Running equites nonstop would test the systems that handle clearing, settlement, and corporate actions. Today’s overnight batch jobs, reconciliations, and symbol changes rely on market downtime. Any shift would demand new schedules and backstops to prevent errors from compounding.

Exchanges would need clear rules for halts, auctions, and volatility controls in thin periods. Clearinghouses would face new risk models for margin and collateral when positions move at 3 a.m. instead of the opening bell.

What Regulators Are Weighing

Regulators are already revisiting core market rules, such as how quotes are displayed and how trades route. Extending hours raises fresh questions: How should best execution apply at 2 a.m.? What disclosures should brokers provide for off-hours fills? How will public data feeds reflect prices when lit quotes are sparse?

Some policy analysts suggest phasing the change with narrow pilot programs.

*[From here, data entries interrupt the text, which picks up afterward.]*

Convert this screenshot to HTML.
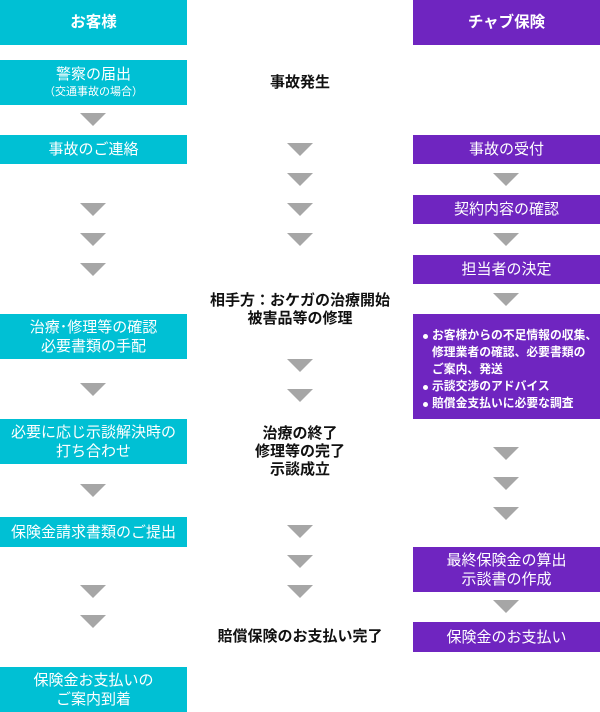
<!DOCTYPE html>
<html><head><meta charset="utf-8"><style>
body{margin:0;width:600px;height:712px;position:relative;background:#fff;overflow:hidden;font-family:"Liberation Sans","Noto Sans CJK JP",sans-serif}
.b{position:absolute;display:flex;flex-direction:column;justify-content:center;align-items:center;color:#fff;font-size:15px;line-height:19px;text-align:center}
.c{background:#00c0d4;left:0;width:187px}
.p{background:#6f25c0;left:413px;width:187px}
.h{font-weight:bold;font-size:15.5px}
.a{position:absolute;width:0;height:0;border-left:13px solid transparent;border-right:13px solid transparent;border-top:13px solid #a6a6a6}
.m{position:absolute;left:180px;width:240px;text-align:center;font-weight:bold;font-size:15px;line-height:18px;color:#111}
ul{margin:0;padding:0;list-style:none;font-size:11.8px;line-height:17px;text-align:left;font-weight:bold}
li{position:relative;padding-left:9px;white-space:nowrap}
li.d:before{content:"";position:absolute;left:0;top:7px;width:5px;height:5px;border-radius:50%;background:#fff}
</style></head><body>
<div class="b c h" style="top:0;height:45px">お客様</div>
<div class="b p h" style="top:0;height:45px">チャブ保険</div>

<div class="b c" style="top:60px;height:45px">警察の届出<span style="font-size:11px;line-height:16px">（交通事故の場合）</span></div>
<div class="b c" style="top:135px;height:29px">事故のご連絡</div>
<div class="b c" style="top:314px;height:45px">治療･修理等の確認<br>必要書類の手配</div>
<div class="b c" style="top:419px;height:45px">必要に応じ示談解決時の<br>打ち合わせ</div>
<div class="b c" style="top:517px;height:30px">保険金請求書類のご提出</div>
<div class="b c" style="top:667px;height:45px">保険金お支払いの<br>ご案内到着</div>

<div class="b p" style="top:135px;height:29px">事故の受付</div>
<div class="b p" style="top:195px;height:29px">契約内容の確認</div>
<div class="b p" style="top:255px;height:29px">担当者の決定</div>
<div class="b p" style="top:314px;height:105px;align-items:flex-start;padding-left:10px;box-sizing:border-box;padding-top:6px"><ul>
<li class="d">お客様からの不足情報の収集、</li><li>修理業者の確認、必要書類の</li><li>ご案内、発送</li><li class="d">示談交渉のアドバイス</li><li class="d">賠償金支払いに必要な調査</li></ul></div>
<div class="b p" style="top:547px;height:45px">最終保険金の算出<br>示談書の作成</div>
<div class="b p" style="top:622px;height:30px">保険金のお支払い</div>

<div class="m" style="top:74px">事故発生</div>
<div class="m" style="top:292px">相手方：おケガの治療開始<br>被害品等の修理</div>
<div class="m" style="top:425px">治療の終了<br>修理等の完了<br>示談成立</div>
<div class="m" style="top:628px">賠償保険のお支払い完了</div>

<div class="a" style="left:80px;top:113px"></div>
<div class="a" style="left:80px;top:203px"></div>
<div class="a" style="left:80px;top:233px"></div>
<div class="a" style="left:80px;top:263px"></div>
<div class="a" style="left:80px;top:383px"></div>
<div class="a" style="left:80px;top:484px"></div>
<div class="a" style="left:80px;top:585px"></div>
<div class="a" style="left:80px;top:615px"></div>

<div class="a" style="left:287px;top:143px"></div>
<div class="a" style="left:287px;top:173px"></div>
<div class="a" style="left:287px;top:203px"></div>
<div class="a" style="left:287px;top:233px"></div>
<div class="a" style="left:287px;top:359px"></div>
<div class="a" style="left:287px;top:389px"></div>
<div class="a" style="left:287px;top:525px"></div>
<div class="a" style="left:287px;top:555px"></div>
<div class="a" style="left:287px;top:585px"></div>

<div class="a" style="left:493px;top:173px"></div>
<div class="a" style="left:493px;top:233px"></div>
<div class="a" style="left:493px;top:293px"></div>
<div class="a" style="left:493px;top:447px"></div>
<div class="a" style="left:493px;top:477px"></div>
<div class="a" style="left:493px;top:507px"></div>
<div class="a" style="left:493px;top:600px"></div>
</body></html>
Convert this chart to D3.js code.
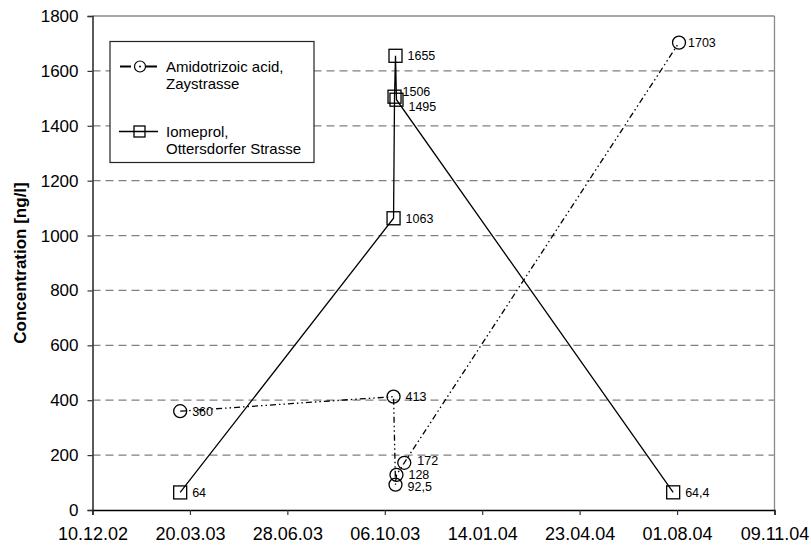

They propose limiting 24-hour access to the largest, most liquid stocks at first, paired with detailed reporting on spreads, depth, and execution quality.

The push for nonstop trading is gaining momentum, but the trade-offs are clear. Extending hours could give investors more choice and faster reactions to news. It could also magnify the weak points of an already complex market, including thin liquidity and fragmented prices. Regulators, exchanges, and brokers will likely test gradual steps, paired with stronger safeguards and transparency. Investors should watch for pilot results on spreads, depth, and execution quality before treating 24/7 as the new normal.